After a review of 7,000 scientific studies, the Intergovernmental Panel on Climate Change has concluded that the world economy is on track to increase the mean sea level by about 2.8 feet, dramatically reduce the extent of warm-water coral reefs and raise the frequency of marine heatwaves by a factor of 50, all by the end of the century. These changes are possible under a business-as-usual emissions scenario, with more alterations expected in the centuries to come. 

Change is already apparent in the Arctic, as U.S. Secretary of State Mike Pompeo noted in May. Relative to 1979, Arctic sea ice extent has decreased for all months of the year, and September sea ice reductions are estimated in the range of 13 percent per decade, IPCC concluded. The warming of the Arctic also opens the way for the melting of vast regions of permafrost, which contains as much as twice the amount of carbon in the atmosphere today. 

Though the atmosphere has warmed, the rate has been substantially slowed by the oceans, according to IPCC. The ocean has served as a giant heat sink, absorbing an estimated 90 percent of the excess heat added to the biosphere since 1970. This has had knock-on effects, including a likely doubling of the incidence rate of marine heat waves, IPCC said. 

The ocean has also absorbed as much as a third of the carbon dioxide produced since the 1980s, causing it to become more acidic. In future years, a combination of warming, ocean acidification and deoxygenation may affect fish stocks and other marine resources, IPCC warned. Almost all warm-water coral reefs are expected to suffer significant losses of area and local extinctions under all emissions scenarios, and the composition of their species will likely change.

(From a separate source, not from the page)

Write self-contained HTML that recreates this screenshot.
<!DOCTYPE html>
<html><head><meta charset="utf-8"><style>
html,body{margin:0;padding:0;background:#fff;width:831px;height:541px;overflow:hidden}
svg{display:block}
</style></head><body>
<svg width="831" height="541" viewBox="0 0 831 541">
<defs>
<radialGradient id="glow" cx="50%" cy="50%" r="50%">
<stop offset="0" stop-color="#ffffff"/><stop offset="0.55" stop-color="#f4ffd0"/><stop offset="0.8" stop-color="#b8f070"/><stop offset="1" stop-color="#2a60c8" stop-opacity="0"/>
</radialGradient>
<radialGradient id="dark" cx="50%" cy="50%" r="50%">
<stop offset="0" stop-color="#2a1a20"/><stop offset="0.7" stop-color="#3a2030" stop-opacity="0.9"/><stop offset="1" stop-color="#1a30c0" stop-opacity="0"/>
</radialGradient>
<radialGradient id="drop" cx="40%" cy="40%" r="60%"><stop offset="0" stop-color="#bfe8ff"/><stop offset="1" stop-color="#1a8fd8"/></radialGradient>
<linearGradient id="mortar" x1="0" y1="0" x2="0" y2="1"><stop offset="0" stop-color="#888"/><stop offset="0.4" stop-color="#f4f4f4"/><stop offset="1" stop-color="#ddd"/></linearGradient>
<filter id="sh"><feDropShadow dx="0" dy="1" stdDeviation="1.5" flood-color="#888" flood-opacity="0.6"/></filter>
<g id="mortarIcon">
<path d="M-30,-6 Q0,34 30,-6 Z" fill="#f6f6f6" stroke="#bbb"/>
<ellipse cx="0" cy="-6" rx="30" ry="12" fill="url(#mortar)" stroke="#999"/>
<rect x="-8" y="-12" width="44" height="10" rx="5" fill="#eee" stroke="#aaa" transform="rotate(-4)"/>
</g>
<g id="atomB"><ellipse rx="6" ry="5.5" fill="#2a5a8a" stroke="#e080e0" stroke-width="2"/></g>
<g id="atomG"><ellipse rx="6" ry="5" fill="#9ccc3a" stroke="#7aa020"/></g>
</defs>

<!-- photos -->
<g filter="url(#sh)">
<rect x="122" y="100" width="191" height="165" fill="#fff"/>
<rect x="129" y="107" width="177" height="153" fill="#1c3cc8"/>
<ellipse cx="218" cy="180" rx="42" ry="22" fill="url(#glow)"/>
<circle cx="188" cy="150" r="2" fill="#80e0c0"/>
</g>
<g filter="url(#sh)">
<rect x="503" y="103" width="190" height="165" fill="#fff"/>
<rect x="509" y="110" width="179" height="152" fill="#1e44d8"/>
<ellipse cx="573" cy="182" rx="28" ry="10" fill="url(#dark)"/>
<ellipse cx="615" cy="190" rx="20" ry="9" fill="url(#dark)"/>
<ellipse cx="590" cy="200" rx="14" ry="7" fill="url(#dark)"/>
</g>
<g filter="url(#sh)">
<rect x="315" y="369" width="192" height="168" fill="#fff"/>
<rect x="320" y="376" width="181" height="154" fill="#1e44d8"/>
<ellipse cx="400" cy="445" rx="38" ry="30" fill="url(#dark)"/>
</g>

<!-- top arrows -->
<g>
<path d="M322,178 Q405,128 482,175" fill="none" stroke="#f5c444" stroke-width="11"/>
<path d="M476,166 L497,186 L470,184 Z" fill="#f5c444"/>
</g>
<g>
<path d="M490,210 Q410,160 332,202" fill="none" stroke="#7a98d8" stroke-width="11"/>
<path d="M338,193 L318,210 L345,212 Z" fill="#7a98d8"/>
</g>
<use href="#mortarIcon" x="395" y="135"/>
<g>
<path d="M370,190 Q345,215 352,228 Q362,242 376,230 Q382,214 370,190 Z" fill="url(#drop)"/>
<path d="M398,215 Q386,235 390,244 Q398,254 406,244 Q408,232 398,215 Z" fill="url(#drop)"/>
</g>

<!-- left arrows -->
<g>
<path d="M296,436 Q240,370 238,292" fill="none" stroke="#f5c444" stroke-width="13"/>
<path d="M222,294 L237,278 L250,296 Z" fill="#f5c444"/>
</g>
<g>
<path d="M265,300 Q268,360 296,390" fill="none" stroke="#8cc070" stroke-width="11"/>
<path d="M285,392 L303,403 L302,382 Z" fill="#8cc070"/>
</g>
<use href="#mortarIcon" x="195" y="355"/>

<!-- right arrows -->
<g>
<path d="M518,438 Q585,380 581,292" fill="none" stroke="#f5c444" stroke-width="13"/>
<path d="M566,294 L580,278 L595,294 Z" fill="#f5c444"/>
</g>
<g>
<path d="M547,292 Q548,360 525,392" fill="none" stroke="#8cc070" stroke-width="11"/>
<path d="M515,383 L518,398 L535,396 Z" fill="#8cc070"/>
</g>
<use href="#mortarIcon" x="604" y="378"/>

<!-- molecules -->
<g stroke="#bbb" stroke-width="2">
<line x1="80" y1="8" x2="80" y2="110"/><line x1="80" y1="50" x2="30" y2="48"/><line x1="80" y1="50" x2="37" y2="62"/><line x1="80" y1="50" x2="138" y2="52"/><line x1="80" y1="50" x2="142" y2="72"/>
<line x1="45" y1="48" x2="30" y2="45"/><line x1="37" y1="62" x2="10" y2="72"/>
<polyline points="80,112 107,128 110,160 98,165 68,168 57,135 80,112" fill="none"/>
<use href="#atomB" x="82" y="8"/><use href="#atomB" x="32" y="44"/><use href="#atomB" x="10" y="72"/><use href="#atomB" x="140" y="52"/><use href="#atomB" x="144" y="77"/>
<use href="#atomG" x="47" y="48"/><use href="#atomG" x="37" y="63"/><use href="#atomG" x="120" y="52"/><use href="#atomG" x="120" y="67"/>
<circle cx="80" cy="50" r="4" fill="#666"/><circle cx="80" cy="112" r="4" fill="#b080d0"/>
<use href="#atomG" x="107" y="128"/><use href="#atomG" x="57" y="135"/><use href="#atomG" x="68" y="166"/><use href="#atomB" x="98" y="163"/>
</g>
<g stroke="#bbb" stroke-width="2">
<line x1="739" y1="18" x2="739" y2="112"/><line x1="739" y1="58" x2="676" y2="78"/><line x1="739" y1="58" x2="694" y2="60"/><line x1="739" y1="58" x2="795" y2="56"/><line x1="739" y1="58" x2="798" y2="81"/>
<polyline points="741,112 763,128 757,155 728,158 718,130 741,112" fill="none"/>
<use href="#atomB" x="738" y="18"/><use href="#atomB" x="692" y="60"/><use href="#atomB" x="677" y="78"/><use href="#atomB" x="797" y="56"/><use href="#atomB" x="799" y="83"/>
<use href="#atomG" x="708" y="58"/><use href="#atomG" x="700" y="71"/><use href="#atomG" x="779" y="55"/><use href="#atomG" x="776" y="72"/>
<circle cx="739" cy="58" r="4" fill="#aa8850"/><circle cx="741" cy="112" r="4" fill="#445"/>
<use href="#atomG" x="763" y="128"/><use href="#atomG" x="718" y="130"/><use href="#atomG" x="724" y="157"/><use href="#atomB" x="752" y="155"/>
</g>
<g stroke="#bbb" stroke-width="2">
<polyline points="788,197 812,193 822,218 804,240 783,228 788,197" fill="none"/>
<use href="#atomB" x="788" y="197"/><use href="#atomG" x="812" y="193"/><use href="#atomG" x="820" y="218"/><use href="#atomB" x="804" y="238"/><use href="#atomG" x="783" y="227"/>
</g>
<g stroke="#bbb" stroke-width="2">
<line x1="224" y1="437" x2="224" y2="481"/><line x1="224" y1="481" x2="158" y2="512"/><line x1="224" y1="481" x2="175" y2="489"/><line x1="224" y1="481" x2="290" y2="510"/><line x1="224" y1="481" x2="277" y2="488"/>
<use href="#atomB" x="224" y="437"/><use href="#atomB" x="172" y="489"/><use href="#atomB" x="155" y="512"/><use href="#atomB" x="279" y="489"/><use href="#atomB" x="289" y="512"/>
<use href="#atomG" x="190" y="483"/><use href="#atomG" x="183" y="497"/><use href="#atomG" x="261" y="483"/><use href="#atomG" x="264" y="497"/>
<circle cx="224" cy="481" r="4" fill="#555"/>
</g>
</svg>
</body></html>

Thermal expansion combined with glacial melt will raise the sea level under all scenarios, IPCC forecasts. Under a business as usual scenario, sea level is expected to rise by about three feet through the end of this century and continue rising for centuries thereafter, reaching about 12 feet by 2300 - enough to make New Orleans an island. (There is considerable upside potential: based on the most recent research, the possibility of sea level rise exceeding six feet by the end of this century cannot be excluded.) By contrast, in a scenario where GHG emissions are mitigated, sea level rise will likely reach1.5 feet by 2100 and remain under three feet over the centuries to come, IPCC predicts. 

Sea level rise will also create new impacts for coastal communities on a shorter timescale. The IPCC predicts that “extreme sea level events that [occured] once per century in the recent past are projected to occur at least once per year at many locations by 2050 in all scenarios.”

Environmental activist group Greenpeace called for political action. “World leaders have the opportunity now to signal their seriousness by adopting a strong Global Ocean Treaty to protect vulnerable ecosystems in the nearly 50% of the planet covered by international waters," said senior oceans campaigner Arlo Hemphill of Greenpeace USA.